Magnetic Resonance Imaging (MRI) has been providing physicians with vital insights into patients’ insides since their development in the 1970s. However, the machines operate at a glacially slow pace and require the patient remain perfectly still. This makes them ill-suited for use with small children (who’d have to be sedated) and people experiencing time-critical medical emergencies such as strokes. Now, after two years of research, teams from Facebook AI and NYU Langone Health have developed a neural network that can cut the amount of time people have to spend in an MRI machine from more than an hour to just a few minutes.
The network, dubbed fastMRI, shortens the scanning time because it only requires a quarter as much data to resolve the image. MRIs work by generating an intense, localized magnetic field. When the atomic nuclei of certain elements, like hydrogen, will absorb radio frequency (RF) energy when exposed to the magnetic field and then reemit it as a measurable RF frequency.
“If you've been sitting in an MRI, you've been hearing that buzzing sound it makes when it gathers data, Dr. Dan Sodickson, a researcher at NYU Langone Health, told Engadget, “it is the raw data from which a magnetic resonance image is derived... and that raw data actually looks like this fascinating starburst” (See above.) That k-space data is stored in temporary storage and once it’s full, the scan is complete and the data undergoes a Fourier transform to actually plot out the spatial frequency and generate an MRI image (below).
“The MRI is gathering information across the whole image and then basically that frequency information is being turned into spatial information almost like with a prism,” Sodickson continued. “So if you take a prism and you separate out the colors, on the left is going to be all the blue, on the right is going to be all the red. That's the transform we do... we take all the different frequencies and we sort them out. And when you do that -- boom -- out comes, your familiar image.”
But rather than wait for k-space to fill up, fastMRI only needs 25 percent of the data that traditional MRI machines would require to generate those same images (below). To be clear, this neural network isn’t analyzing existing MRI images at accelerated rates, it’s actively generating them from the raw data itself and they’re effectively identical to traditional scans.
Facebook recruited six radiologists to examine two sets of MRI sequences of a patient’s knee, one from a traditional MRI, the other using fastMRI. “The study found there were no significant differences in the radiologists’ evaluations,” per a Facebook post on Tuesday. “Five of the six radiologists were not able to correctly discern which images were generated using AI.” Someone give that sixth radiologist a raise.
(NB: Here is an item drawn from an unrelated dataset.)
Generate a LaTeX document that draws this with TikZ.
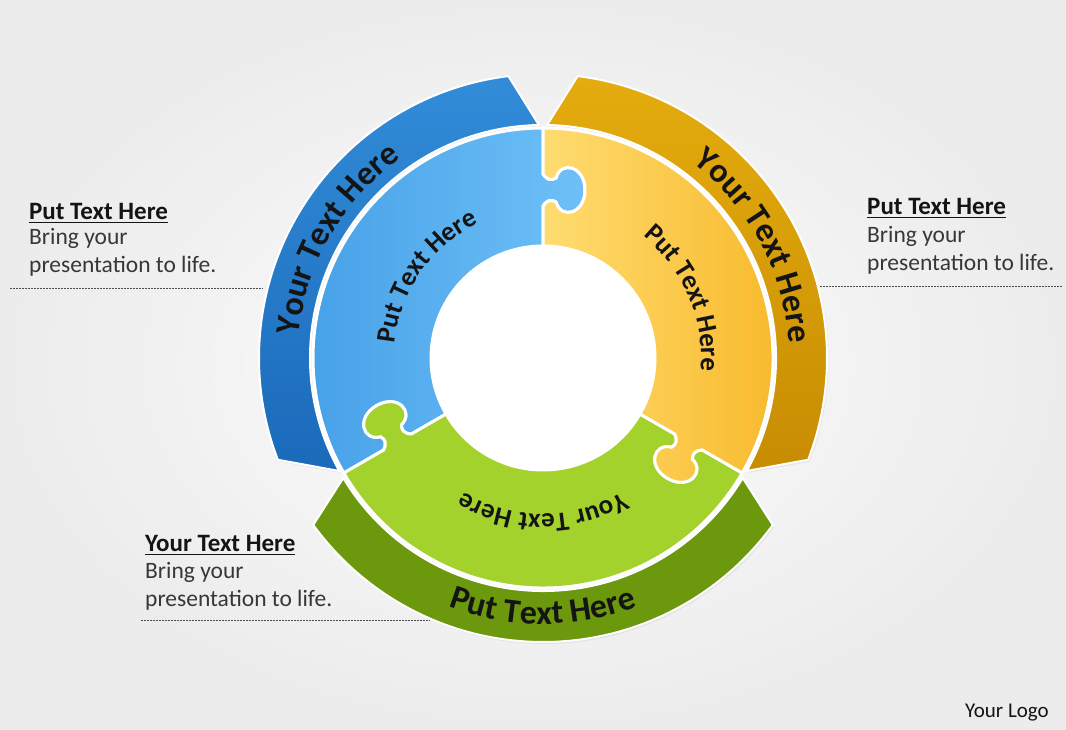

“We wanted to start with a large data set so we don't end up overfitting,” Nafissa Yakubova, a researcher at Facebook AI, told Engadget. ”So we had, I think, thousands of MRI cases from the knee,” as well as a repository of MRI brain scans, each of which contained as many as 800 still images, to use in training the fastMRI model.
Not only will this system help alleviate the stress of people who might be squeamish about spending an hour in a coffin-sized cylinder that turns their hydrogen atoms into tiny radio transmitters, but it will also enable hospitals to serve more patients as well.
“Not every institution, every hospital, every country has an abundance of MRI machines so a lot of the time you have people waiting to get scanned,” Sodickson said. “I would like to reduce that burden.”
What’s more, the system works with existing MRI machines -- there’s no need to retrofit anything because this is all just software, it can be installed like a DLC. “Because it's open-sourced anybody, any manufacturer could have access to it right now and use it for further testing,” Yakubova said. Of course, device manufacturers will still have to receive FDA certification before implementing it.